Album Reviews | January 2015 Releases

By: Alex Wood


Panda Bear- Panda Bear Meets The Grim Reaper[1/9]

Animal Collective’s Panda Bear has released a string of consistently quality solo records, and The Grim Reaper is no exception. Though the opening notes recall the slow, trippy harmonies of Person Pitch, the record becomes decidedly more upbeat than the 2007 release. Electronic noises form the backbone of each composition, glitchy effects constantly entering and leaving, creating a messy sound that jumps between dance tracks, experimental electronics and ambient noise, making for a strange release that Animal Collective fans will find familiar yet inventive.

The Decemberists- What A Terrible World, What A Beautiful World [1/20]

The Decemberists first album since the highly successful and accessible The King Is Dead, What A Terrible World still finds the band writing and performing with a pop sensibility. Despite its accessible nature, the record still sounds distinctly like The Decemberists, with a broad vocabulary in the lyrics and a large, quirky indie-rock sound. In fact, the album sounds like a combination of every one of the band’s past records, delivered with a natural confidence despite its intelligence. Though less ambitious than earlier works, What A Terrible World is another successful addition to the ever-changing band’s discography.

Bjork- Vulnicura [1/20]

Vulnicura is very obviously a breakup album, the feeling of loss and heartbreak constantly present in both the lyrics and music. Electronic beats exist beneath blankets of dense string arrangements, creating a record both dark and delicate. Tracks are longer than on most Bjork albums, allowing songs to grow and change throughout, as though to match the songwriter’s shifting feelings about her breakup.  Another ambitious and impressive release from one of the world’s most unique artists, Vulnicura is amongst the first must-hear albums from 2015.

Sleater-Kinney- No Cities To Love [1/20]

Nearly ten years after announcing their initial hiatus, Sleater-Kinney returned with No Cities To Love, an album that picks up the where the trio left off as though they never broke up. The songs are powerful, energetic punk anthems, the production clean but never glossy. The vocals are often layered and catchy, and beneath the pop-punk urgency lies danceable rhythms, a distinct move from the band’s earliest works and a clear sign of maturation. The album is short and sweet and plays like less of a comeback and more of a next step for the classic band.

Belle & Sebastian- Girls In Peacetime Want To Dance [1/20]

After the predictable and boring Write About Love, indie staples Belle & Sebastian returned with an entirely new sound, incorporating disco dance beats into long, drawn-out songs, decisively ditching the slow, clean, indie sound of their last record. Though sometimes sounding somewhat cheesy utilizing a neo-disco technique that hasn’t sounded fresh in a decade, Girls In Peacetime marks an obvious attempt to break out of the unsurprising rut the band had found themselves in, a commendable choice that led to a collection of songs as fun for the listener as for the band performing them.
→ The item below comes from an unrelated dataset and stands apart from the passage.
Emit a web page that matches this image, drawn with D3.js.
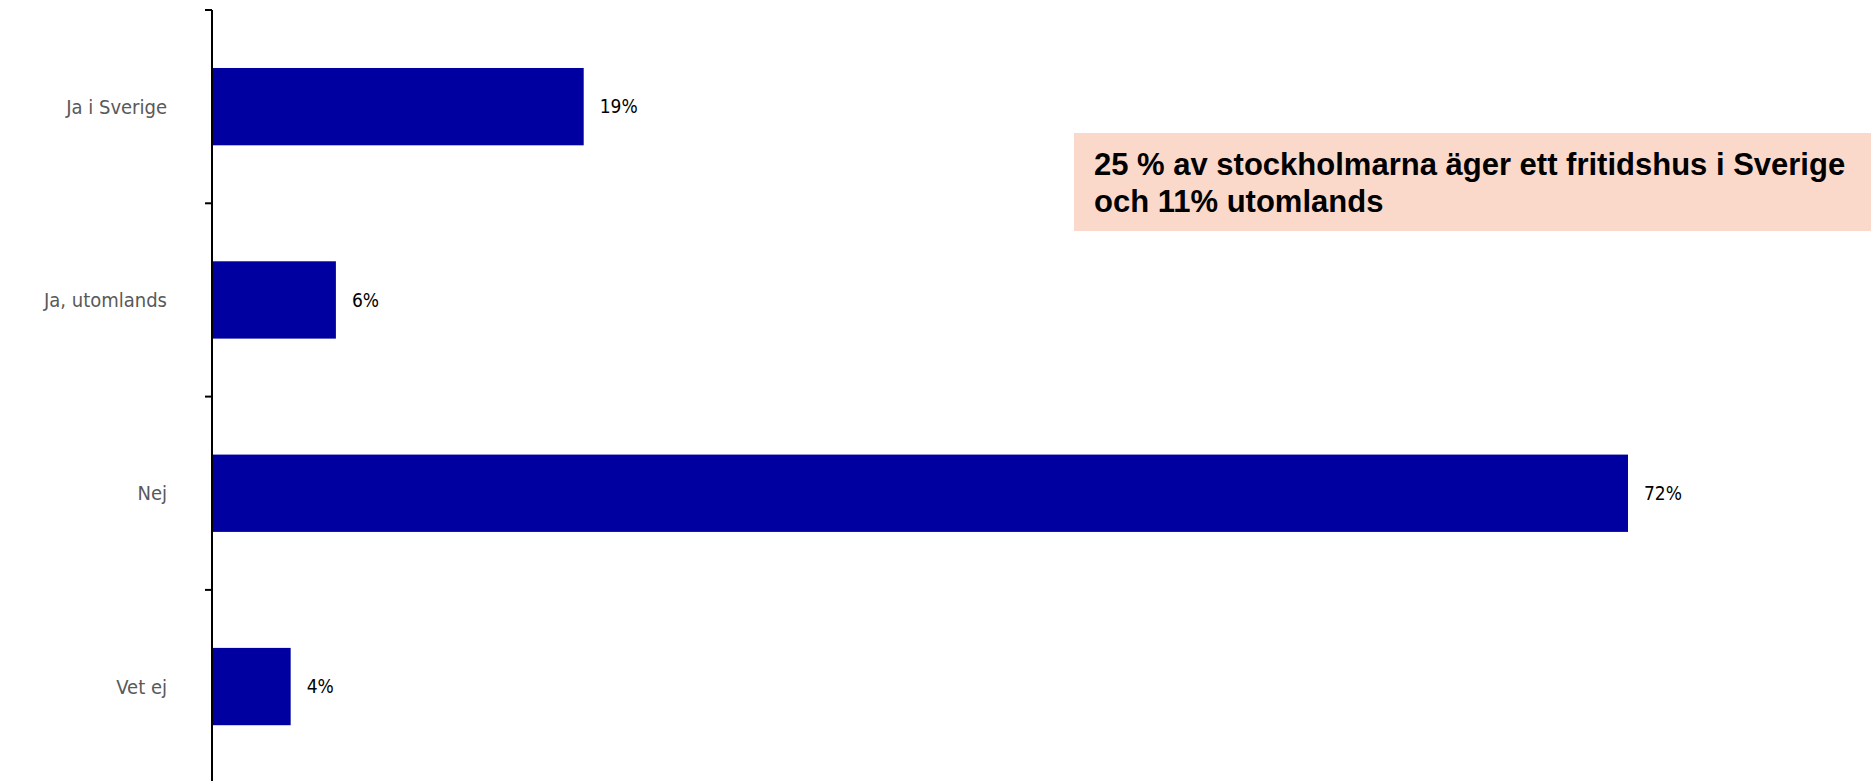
<!DOCTYPE html>
<html>
<head>
<meta charset="utf-8">
<script src="https://cdn.jsdelivr.net/npm/d3@7"></script>
<style>
    body { margin: 0; background: #fff; }
    svg { display: block; }
</style>
</head>
<body>
<div id="chart"></div>
<script>
// data
const categories = ["Ja i Sverige", "Ja, utomlands", "Nej", "Vet ej"];
const values = [18.9, 6.3, 72.0, 4.0];
const valueLabels = ["19%", "6%", "72%", "4%"];
const noteLines = ["25 % av stockholmarna äger ett fritidshus i Sverige", "och 11% utomlands"];

const width = 1871, height = 781;
const margin = {top: 10, left: 212};

const svg = d3.select("#chart").append("svg")
    .attr("width", width)
    .attr("height", height);

// scales
let x = d3.scaleLinear()
    .domain([0, 72])
    .range([margin.left, margin.left + 1416]);

let y = d3.scaleBand()
    .domain(categories)
    .range([margin.top, margin.top + 193.3 * 4])
    .paddingInner(0.6)
    .paddingOuter(0.3);

// bars
svg.selectAll(".bar")
    .data(categories)
    .enter()
    .append("rect")
    .attr("class", "bar")
    .attr("x", x(0))
    .attr("y", d => y(d))
    .attr("width", (d, i) => x(values[i]) - x(0))
    .attr("height", y.bandwidth())
    .attr("fill", "#0000A0");

// value labels
svg.selectAll(".val")
    .data(categories)
    .enter()
    .append("text")
    .attr("class", "val")
    .attr("x", (d, i) => x(values[i]) + 16)
    .attr("y", d => y(d) + y.bandwidth() / 2)
    .attr("dy", "0.35em")
    .attr("font-family", "DejaVu Sans Condensed, DejaVu Sans, sans-serif")
    .attr("font-size", "19px")
    .attr("fill", "#000")
    .text((d, i) => valueLabels[i]);

// y axis with ticks between categories
const step = y.step();
const tickPos = d3.range(0, categories.length + 1).map(i => margin.top + i * step);

svg.append("line")
    .attr("x1", margin.left).attr("x2", margin.left)
    .attr("y1", margin.top).attr("y2", height)
    .attr("stroke", "#000")
    .attr("stroke-width", 2);

svg.selectAll(".tick")
    .data(tickPos)
    .enter()
    .append("line")
    .attr("class", "tick")
    .attr("x1", margin.left - 7).attr("x2", margin.left)
    .attr("y1", d => d).attr("y2", d => d)
    .attr("stroke", "#000")
    .attr("stroke-width", 2);

// category labels
svg.selectAll(".cat")
    .data(categories)
    .enter()
    .append("text")
    .attr("class", "cat")
    .attr("x", margin.left - 45)
    .attr("y", d => y(d) + y.bandwidth() / 2)
    .attr("dy", "0.35em")
    .attr("text-anchor", "end")
    .attr("font-family", "DejaVu Sans Condensed, DejaVu Sans, sans-serif")
    .attr("font-size", "20px")
    .attr("fill", "#595959")
    .text(d => d);

// note box
const note = svg.append("g").attr("transform", "translate(1074,133)");
note.append("rect")
    .attr("width", width - 1074)
    .attr("height", 98)
    .attr("fill", "#FAD9CB");
note.selectAll("text")
    .data(noteLines)
    .enter()
    .append("text")
    .attr("x", 20)
    .attr("y", (d, i) => 42 + i * 37)
    .attr("font-family", "Liberation Sans, Arial, sans-serif")
    .attr("font-weight", "bold")
    .attr("font-size", "31px")
    .attr("fill", "#000")
    .text(d => d);
</script>
</body>
</html>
Pond- Man It Feels Like Space Again [1/27]

Tame Impala side-project Pond records with a freedom that doesn’t exist in Tame Impala, an obvious ability to explore the psychedelic scene in any way they wish. Man It Feels Like Space Again lands on a clean, psych-pop sound, with catchy songs layered in production effects and pedals. The recordings sound natural and never overdone, the experience of the musicians seeming to combine with the sheer joy of recording to create an album both nostalgic and modern.

The Dodos- Individ [1/27]

The Dodos have developed their own sound throughout their six-album career, their songs constantly chugging along as layers are added and subtracted. Individ fits the formula of their past releases but sounds more mature, with layers chosen carefully. The danceable, percussive rhythms of “The Tide” are precise and energetic, while “Bubble” meanders and shifts, the focus on rhythm connecting the songs’ sound. Individ features longer, multi-sectional jams as well, with songs stretching past the seven-minute mark to create some of the group’s most ambitious compositions to date.

The Lone Bellow- Then Came The Morning [1/27]

The Lone Bellow earned well-deserved praise for their 2013 debut, and all eyes were on the band for the delivery of their sophomore release. Fortunately, the record lives up to, and possibly surpasses, the quality of their initial release. The sound remains largely the same, using folk and country as a basis for harmonies while rooted strongly in the modern indie scene. With the help of The National’s Dessner brothers, the arrangements come through with amazing clarity, each instrument audible and necessary. Songs range from slow, sad ballads to fast-paced, uplifting tracks, keeping the record interesting and alive without sacrificing the band’s well-developed sound.